Experts are often wrong.
Thucydides’ experts keeps expecting the rapid end of Athens, but Athens keeps coming back. In the same way, fantasy football experts tell me that obscure Saints receivers are worth a start. We should listen to experts, but not slavishly obey them, especially when experience shows that we are in a unique situation.
The voice of the people is not the voice of God.
Thucydides was not very religious: he prefered natural explanations to religious ones. Yet the Spartans, the ones who will not attack in a holy month or when an oracle speaks, win the war. The Athenians more consistently treat the voice of the people as the voice of God and the Athenians lose. The “people” decide opening a second front, the equivalent of Princess Bride’s land war in Asia, is a great idea.
It was not.
In the same way in every draft there is some player that everyone decides is the sleeper of the draft, Jay Cutler call your agent, only to make those of us who believe in democracy ashamed. The people often vote for last year’s production forgetting that last year is over: what have you done for me lately Julio Jones?
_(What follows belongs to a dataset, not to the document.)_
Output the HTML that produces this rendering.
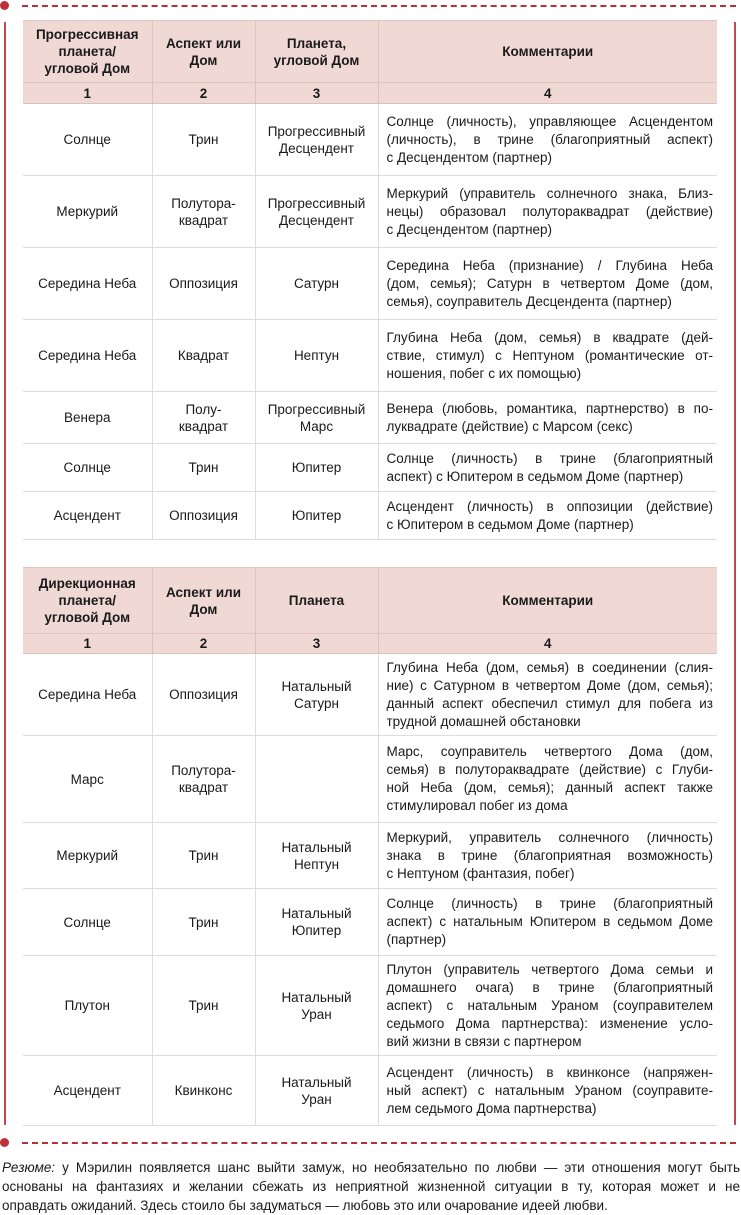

A good start is not the same as a good finish.
Athens had the war won. Pericles, the Vince Lombardi of democratic Athens, had the right strategy and despite setbacks (including his untimely death!) Athens won the first half. Sadly, there was a second half. Many a fantasy season I have triumphed through the first part of the season only to have injuries, a bye week, or simply forgetting to change my lineup wreck my season. I got nothing for winning my regular season and losing the playoffs.
Sometimes you can control when you quit: see Athens. Sometimes you cannot: see my fantasy season. Quitting while you are ahead is a great idea: ask Nicias or Favre.
The flashy guy with bad character is a bad bet.
What was to be done with Alcibiades, the Athenian with the most talent, but the least character? The Athenians kept trying to make something good of him, but they were burned as fiercely as the fantasy player staking his season on the player most likely to be suspended for violating the league drug policy.
The Persians like the Commissioner of the NFL does not care who wins as long as the game continues.
Both Athens and Sparta made the same mistake in the War: thinking Persia wanted either side to win. The Persians quite sensibly hated all Greeks and were rooting for an endless and bloody draw. In the same way, each year the Commissioner plots to balance competition. The rich are given the lowest draft picks and the poor are rewarded with soft schedules.
And yet . . .
Some teams, the Browns, are like Argos: they cannot fail to fail.
Every year a new savior arrives in Cleveland, but like the Argives facing a chance to control the Peloponnese opportunity will be lost.
Always control the water just as you should always control the line of scrimmage.
Let someone else pass on running backs: the best back, Adrian Peterson in his prime, is worth the first pick. If you can run in fantasy football, you can play. In the same way, if you can ship your goods, you can win a war. Mitt Romney understood this and our President does not seem to get this, but Mitt Romney forgot another lesson.
You cannot lead if you cannot get popular support.
Mitt Romney was entirely ready to be an oligarch, a fine leader of an unelected group of wise men. Sadly for him, he forgot he lives in a Republic and needed a few more votes to get to be right. In the same way, good leaders with bad social skills ended up dead or wishing to be dead in the Peloponnesian War, since even defeating the Persians and saving Greece often left people more suspicious than grateful.
Nothing is punished more quickly than success in a dysfunctional state.
And it is here we see how games like fantasy football are not like war or life: winners are rewarded in the NFL and often fail in politics. Just as death in warfare is more final than losing the Super Bowl, there is no next year, so making a mistake in a war against a determined foe can be fatal.
War is really nothing like fantasy football.
Athens lost and a grand experiment that produced the Parthenon, theater, and Plato ended. If the Packers lose, Green Bay will not be sacked by Spartans, not even Bear’s fans are so wicked.
As our global war on terror continues into another decade, this lesson is worth remembering.